Begin Data extract

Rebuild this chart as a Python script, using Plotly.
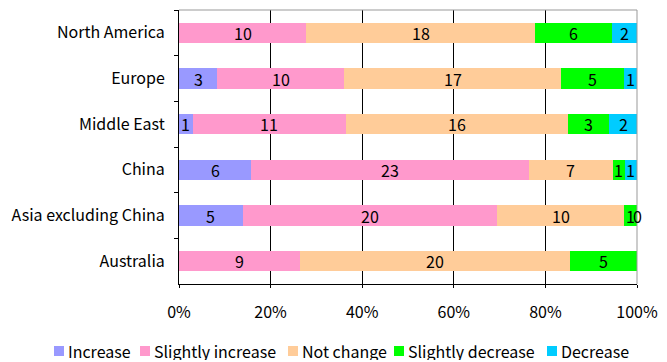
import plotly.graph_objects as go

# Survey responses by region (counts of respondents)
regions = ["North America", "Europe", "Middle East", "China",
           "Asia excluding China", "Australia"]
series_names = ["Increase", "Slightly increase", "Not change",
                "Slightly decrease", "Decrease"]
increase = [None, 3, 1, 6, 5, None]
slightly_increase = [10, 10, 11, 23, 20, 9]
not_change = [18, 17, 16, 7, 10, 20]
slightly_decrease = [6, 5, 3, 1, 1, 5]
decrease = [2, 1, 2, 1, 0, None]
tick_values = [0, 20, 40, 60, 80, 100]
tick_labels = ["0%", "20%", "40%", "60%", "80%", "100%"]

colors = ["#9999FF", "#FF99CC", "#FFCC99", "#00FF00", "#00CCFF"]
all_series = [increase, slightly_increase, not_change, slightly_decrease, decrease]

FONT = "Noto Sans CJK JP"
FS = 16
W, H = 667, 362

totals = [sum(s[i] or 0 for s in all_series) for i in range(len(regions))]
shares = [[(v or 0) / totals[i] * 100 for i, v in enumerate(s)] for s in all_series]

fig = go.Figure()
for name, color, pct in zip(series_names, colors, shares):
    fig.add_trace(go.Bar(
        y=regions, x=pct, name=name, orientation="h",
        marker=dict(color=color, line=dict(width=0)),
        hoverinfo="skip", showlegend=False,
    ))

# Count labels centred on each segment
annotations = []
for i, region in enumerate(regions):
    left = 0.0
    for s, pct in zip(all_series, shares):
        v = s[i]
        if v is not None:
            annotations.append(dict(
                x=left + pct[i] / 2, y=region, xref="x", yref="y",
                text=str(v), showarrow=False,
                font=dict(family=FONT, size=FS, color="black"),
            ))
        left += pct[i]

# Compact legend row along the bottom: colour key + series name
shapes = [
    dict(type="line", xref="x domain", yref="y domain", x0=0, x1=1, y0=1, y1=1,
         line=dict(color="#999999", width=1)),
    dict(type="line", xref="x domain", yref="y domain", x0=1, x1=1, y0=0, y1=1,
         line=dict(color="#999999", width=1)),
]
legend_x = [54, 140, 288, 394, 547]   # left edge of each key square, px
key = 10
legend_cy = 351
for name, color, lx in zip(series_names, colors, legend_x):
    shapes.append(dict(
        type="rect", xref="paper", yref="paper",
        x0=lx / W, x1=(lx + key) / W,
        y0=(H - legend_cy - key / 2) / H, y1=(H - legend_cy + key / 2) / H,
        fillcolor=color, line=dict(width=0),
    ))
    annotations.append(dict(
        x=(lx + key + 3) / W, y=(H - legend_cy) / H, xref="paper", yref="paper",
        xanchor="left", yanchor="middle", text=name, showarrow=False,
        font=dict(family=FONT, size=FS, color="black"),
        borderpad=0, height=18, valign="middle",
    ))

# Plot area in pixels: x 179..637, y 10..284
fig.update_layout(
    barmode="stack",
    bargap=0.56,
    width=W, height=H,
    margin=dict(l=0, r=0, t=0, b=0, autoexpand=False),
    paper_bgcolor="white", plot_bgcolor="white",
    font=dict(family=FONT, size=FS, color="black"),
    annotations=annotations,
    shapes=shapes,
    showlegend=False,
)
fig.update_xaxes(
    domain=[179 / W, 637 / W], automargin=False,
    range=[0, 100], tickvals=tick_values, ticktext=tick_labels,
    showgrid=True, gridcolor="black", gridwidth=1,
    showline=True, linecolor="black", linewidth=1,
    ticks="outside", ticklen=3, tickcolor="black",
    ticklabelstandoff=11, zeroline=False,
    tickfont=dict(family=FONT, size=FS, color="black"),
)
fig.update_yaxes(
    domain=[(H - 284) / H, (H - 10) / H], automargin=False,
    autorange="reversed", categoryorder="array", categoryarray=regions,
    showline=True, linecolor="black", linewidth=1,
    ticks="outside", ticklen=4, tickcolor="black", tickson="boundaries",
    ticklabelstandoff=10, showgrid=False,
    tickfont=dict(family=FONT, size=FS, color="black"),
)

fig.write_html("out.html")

End Data extract

→ Written problem
Without including any pictures, print all of the material exactly as given.

→ Answer to the exercise
Rebuild this chart as a Python script, using Plotly.
import plotly.graph_objects as go

# Survey responses by region (counts of respondents)
regions = ["North America", "Europe", "Middle East", "China",
           "Asia excluding China", "Australia"]
series_names = ["Increase", "Slightly increase", "Not change",
                "Slightly decrease", "Decrease"]
increase = [None, 3, 1, 6, 5, None]
slightly_increase = [10, 10, 11, 23, 20, 9]
not_change = [18, 17, 16, 7, 10, 20]
slightly_decrease = [6, 5, 3, 1, 1, 5]
decrease = [2, 1, 2, 1, 0, None]
tick_values = [0, 20, 40, 60, 80, 100]
tick_labels = ["0%", "20%", "40%", "60%", "80%", "100%"]

colors = ["#9999FF", "#FF99CC", "#FFCC99", "#00FF00", "#00CCFF"]
all_series = [increase, slightly_increase, not_change, slightly_decrease, decrease]

FONT = "Noto Sans CJK JP"
FS = 16
W, H = 667, 362

totals = [sum(s[i] or 0 for s in all_series) for i in range(len(regions))]
shares = [[(v or 0) / totals[i] * 100 for i, v in enumerate(s)] for s in all_series]

fig = go.Figure()
for name, color, pct in zip(series_names, colors, shares):
    fig.add_trace(go.Bar(
        y=regions, x=pct, name=name, orientation="h",
        marker=dict(color=color, line=dict(width=0)),
        hoverinfo="skip", showlegend=False,
    ))

# Count labels centred on each segment
annotations = []
for i, region in enumerate(regions):
    left = 0.0
    for s, pct in zip(all_series, shares):
        v = s[i]
        if v is not None:
            annotations.append(dict(
                x=left + pct[i] / 2, y=region, xref="x", yref="y",
                text=str(v), showarrow=False,
                font=dict(family=FONT, size=FS, color="black"),
            ))
        left += pct[i]

# Compact legend row along the bottom: colour key + series name
shapes = [
    dict(type="line", xref="x domain", yref="y domain", x0=0, x1=1, y0=1, y1=1,
         line=dict(color="#999999", width=1)),
    dict(type="line", xref="x domain", yref="y domain", x0=1, x1=1, y0=0, y1=1,
         line=dict(color="#999999", width=1)),
]
legend_x = [54, 140, 288, 394, 547]   # left edge of each key square, px
key = 10
legend_cy = 351
for name, color, lx in zip(series_names, colors, legend_x):
    shapes.append(dict(
        type="rect", xref="paper", yref="paper",
        x0=lx / W, x1=(lx + key) / W,
        y0=(H - legend_cy - key / 2) / H, y1=(H - legend_cy + key / 2) / H,
        fillcolor=color, line=dict(width=0),
    ))
    annotations.append(dict(
        x=(lx + key + 3) / W, y=(H - legend_cy) / H, xref="paper", yref="paper",
        xanchor="left", yanchor="middle", text=name, showarrow=False,
        font=dict(family=FONT, size=FS, color="black"),
        borderpad=0, height=18, valign="middle",
    ))

# Plot area in pixels: x 179..637, y 10..284
fig.update_layout(
    barmode="stack",
    bargap=0.56,
    width=W, height=H,
    margin=dict(l=0, r=0, t=0, b=0, autoexpand=False),
    paper_bgcolor="white", plot_bgcolor="white",
    font=dict(family=FONT, size=FS, color="black"),
    annotations=annotations,
    shapes=shapes,
    showlegend=False,
)
fig.update_xaxes(
    domain=[179 / W, 637 / W], automargin=False,
    range=[0, 100], tickvals=tick_values, ticktext=tick_labels,
    showgrid=True, gridcolor="black", gridwidth=1,
    showline=True, linecolor="black", linewidth=1,
    ticks="outside", ticklen=3, tickcolor="black",
    ticklabelstandoff=11, zeroline=False,
    tickfont=dict(family=FONT, size=FS, color="black"),
)
fig.update_yaxes(
    domain=[(H - 284) / H, (H - 10) / H], automargin=False,
    autorange="reversed", categoryorder="array", categoryarray=regions,
    showline=True, linecolor="black", linewidth=1,
    ticks="outside", ticklen=4, tickcolor="black", tickson="boundaries",
    ticklabelstandoff=10, showgrid=False,
    tickfont=dict(family=FONT, size=FS, color="black"),
)

fig.write_html("out.html")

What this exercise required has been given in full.